What to work on
Pictures stay out of the copy. Please reproduce only the lines between the one holding "Give me the TikZ source for this diagram." and the one holding "Output the LaTeX", inclusive.

Input for this task
------------------------------------------------

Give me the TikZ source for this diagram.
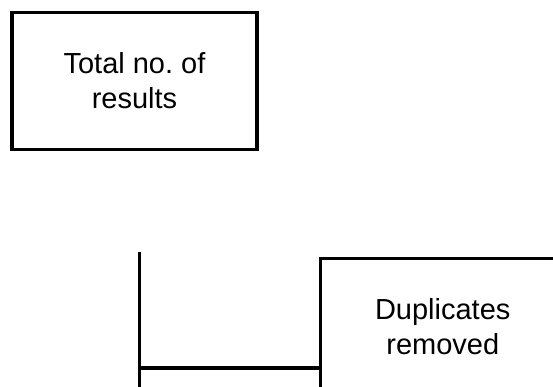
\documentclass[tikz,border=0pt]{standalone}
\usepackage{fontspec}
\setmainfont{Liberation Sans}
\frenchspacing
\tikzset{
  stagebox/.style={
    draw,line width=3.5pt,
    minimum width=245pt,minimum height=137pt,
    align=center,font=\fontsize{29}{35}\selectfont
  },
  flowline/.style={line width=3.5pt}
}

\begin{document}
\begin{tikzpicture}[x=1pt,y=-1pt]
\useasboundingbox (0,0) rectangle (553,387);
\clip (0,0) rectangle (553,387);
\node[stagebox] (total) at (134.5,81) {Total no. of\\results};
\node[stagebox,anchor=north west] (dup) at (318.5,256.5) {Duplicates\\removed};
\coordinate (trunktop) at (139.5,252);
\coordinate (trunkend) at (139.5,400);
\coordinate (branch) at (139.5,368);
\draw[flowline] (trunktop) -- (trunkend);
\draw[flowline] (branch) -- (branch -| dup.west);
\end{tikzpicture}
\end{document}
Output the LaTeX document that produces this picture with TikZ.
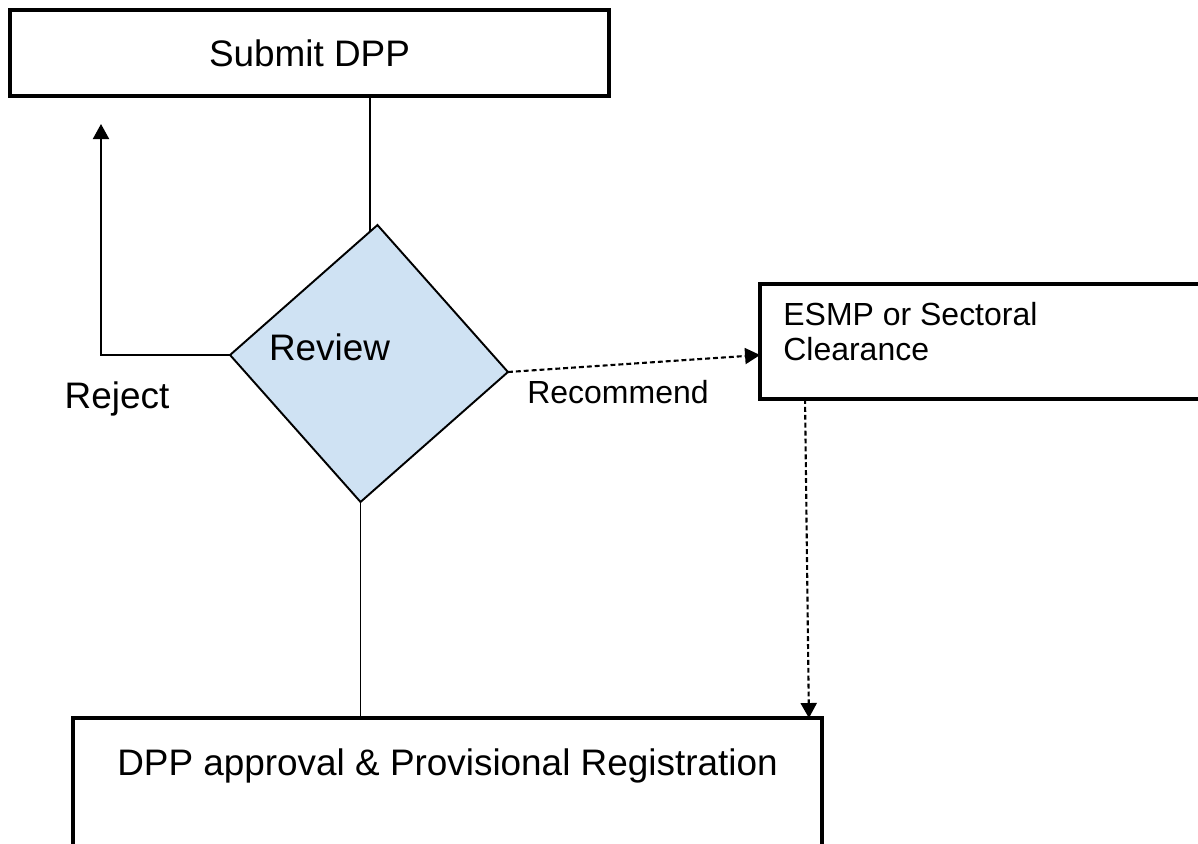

------------------------------------------------

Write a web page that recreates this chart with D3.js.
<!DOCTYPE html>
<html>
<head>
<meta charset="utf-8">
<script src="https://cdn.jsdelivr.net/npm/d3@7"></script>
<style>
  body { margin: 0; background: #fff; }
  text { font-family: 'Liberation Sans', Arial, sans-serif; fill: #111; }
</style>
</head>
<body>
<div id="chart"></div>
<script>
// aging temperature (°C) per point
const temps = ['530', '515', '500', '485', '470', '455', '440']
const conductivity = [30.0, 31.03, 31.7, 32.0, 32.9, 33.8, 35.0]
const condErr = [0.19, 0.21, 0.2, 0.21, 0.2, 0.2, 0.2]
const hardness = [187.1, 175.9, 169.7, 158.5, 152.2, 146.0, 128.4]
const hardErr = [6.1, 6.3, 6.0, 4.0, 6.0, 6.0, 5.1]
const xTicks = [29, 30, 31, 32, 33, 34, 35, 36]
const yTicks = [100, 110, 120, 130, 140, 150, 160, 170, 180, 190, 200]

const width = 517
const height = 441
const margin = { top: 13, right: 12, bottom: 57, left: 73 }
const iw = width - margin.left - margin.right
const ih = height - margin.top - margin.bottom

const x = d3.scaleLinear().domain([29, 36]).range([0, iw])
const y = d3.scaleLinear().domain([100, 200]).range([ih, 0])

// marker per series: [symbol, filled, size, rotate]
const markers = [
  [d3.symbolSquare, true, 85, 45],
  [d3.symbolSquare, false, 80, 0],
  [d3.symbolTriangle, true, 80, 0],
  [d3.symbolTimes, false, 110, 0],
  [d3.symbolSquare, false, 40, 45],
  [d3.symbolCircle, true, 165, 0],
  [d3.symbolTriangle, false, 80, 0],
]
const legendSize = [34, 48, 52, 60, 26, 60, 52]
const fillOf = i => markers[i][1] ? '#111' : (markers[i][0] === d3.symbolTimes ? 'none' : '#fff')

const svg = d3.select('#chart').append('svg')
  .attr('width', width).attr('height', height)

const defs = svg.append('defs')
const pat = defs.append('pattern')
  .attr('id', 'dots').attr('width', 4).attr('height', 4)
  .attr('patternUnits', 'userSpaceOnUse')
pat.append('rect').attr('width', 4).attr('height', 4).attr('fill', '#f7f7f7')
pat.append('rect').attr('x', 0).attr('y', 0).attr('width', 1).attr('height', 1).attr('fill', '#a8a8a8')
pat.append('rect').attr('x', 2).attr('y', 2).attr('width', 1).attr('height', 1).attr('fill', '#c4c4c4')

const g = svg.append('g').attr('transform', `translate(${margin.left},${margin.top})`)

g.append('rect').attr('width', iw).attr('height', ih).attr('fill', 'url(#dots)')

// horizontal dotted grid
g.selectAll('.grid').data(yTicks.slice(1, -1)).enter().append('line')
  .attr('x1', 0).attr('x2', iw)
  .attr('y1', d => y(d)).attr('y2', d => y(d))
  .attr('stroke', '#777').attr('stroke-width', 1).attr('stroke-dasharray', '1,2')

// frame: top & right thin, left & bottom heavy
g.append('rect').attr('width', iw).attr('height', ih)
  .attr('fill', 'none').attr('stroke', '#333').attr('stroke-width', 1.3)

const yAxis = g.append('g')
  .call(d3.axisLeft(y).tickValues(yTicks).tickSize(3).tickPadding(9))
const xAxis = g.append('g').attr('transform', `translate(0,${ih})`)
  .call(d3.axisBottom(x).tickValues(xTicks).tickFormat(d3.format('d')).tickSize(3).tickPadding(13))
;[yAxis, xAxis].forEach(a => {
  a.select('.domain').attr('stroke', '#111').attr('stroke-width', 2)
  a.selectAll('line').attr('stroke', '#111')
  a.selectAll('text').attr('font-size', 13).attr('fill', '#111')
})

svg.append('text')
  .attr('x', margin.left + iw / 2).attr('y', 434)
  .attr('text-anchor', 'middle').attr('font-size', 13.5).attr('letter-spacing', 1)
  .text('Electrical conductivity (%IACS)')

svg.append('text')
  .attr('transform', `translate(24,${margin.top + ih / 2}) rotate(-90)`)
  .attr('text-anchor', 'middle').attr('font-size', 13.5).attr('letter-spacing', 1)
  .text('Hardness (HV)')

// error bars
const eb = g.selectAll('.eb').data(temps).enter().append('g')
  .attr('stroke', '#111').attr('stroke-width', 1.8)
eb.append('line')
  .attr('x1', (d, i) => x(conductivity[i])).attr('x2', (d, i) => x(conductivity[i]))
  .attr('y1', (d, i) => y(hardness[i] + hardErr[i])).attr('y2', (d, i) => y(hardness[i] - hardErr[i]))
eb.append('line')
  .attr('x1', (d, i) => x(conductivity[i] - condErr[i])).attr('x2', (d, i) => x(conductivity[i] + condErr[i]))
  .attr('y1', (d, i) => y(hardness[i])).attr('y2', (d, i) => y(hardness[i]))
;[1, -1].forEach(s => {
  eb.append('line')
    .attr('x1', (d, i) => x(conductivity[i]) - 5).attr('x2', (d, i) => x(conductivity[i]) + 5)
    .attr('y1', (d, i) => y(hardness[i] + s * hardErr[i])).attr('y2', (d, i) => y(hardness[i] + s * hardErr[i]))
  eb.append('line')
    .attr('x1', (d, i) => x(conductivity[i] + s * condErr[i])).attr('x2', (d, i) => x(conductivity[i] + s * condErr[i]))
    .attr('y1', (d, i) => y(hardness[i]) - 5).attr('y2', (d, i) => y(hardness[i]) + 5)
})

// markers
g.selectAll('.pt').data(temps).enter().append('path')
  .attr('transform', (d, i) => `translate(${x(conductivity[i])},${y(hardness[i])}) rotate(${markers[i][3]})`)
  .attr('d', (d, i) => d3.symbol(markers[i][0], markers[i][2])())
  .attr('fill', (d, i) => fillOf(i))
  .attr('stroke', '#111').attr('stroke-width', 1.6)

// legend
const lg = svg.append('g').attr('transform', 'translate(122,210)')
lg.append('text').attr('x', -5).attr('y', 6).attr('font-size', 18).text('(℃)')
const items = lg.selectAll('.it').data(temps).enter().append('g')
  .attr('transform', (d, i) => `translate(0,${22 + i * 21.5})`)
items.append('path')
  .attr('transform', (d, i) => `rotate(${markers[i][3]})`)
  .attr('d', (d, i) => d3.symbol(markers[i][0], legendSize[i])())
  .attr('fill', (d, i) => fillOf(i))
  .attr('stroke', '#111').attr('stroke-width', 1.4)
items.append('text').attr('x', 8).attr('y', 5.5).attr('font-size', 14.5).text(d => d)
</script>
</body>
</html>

------------------------------------------------

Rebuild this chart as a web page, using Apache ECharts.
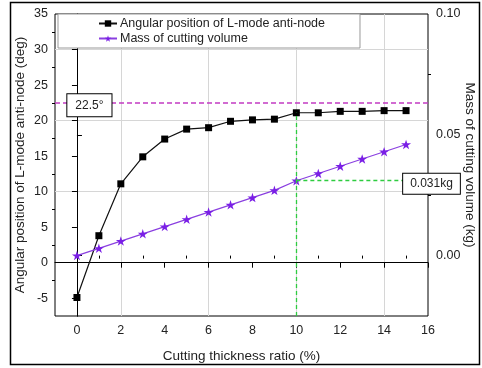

------------------------------------------------

Written response
Give me the TikZ source for this diagram.
\documentclass[tikz,border=0pt]{standalone}
\usepackage{fontspec}
\setmainfont{Liberation Sans}
\frenchspacing
\tikzset{
  stagebox/.style={
    draw,line width=3.5pt,
    minimum width=245pt,minimum height=137pt,
    align=center,font=\fontsize{29}{35}\selectfont
  },
  flowline/.style={line width=3.5pt}
}

\begin{document}
\begin{tikzpicture}[x=1pt,y=-1pt]
\useasboundingbox (0,0) rectangle (553,387);
\clip (0,0) rectangle (553,387);
\node[stagebox] (total) at (134.5,81) {Total no. of\\results};
\node[stagebox,anchor=north west] (dup) at (318.5,256.5) {Duplicates\\removed};
\coordinate (trunktop) at (139.5,252);
\coordinate (trunkend) at (139.5,400);
\coordinate (branch) at (139.5,368);
\draw[flowline] (trunktop) -- (trunkend);
\draw[flowline] (branch) -- (branch -| dup.west);
\end{tikzpicture}
\end{document}
Output the LaTeX document that produces this picture with TikZ.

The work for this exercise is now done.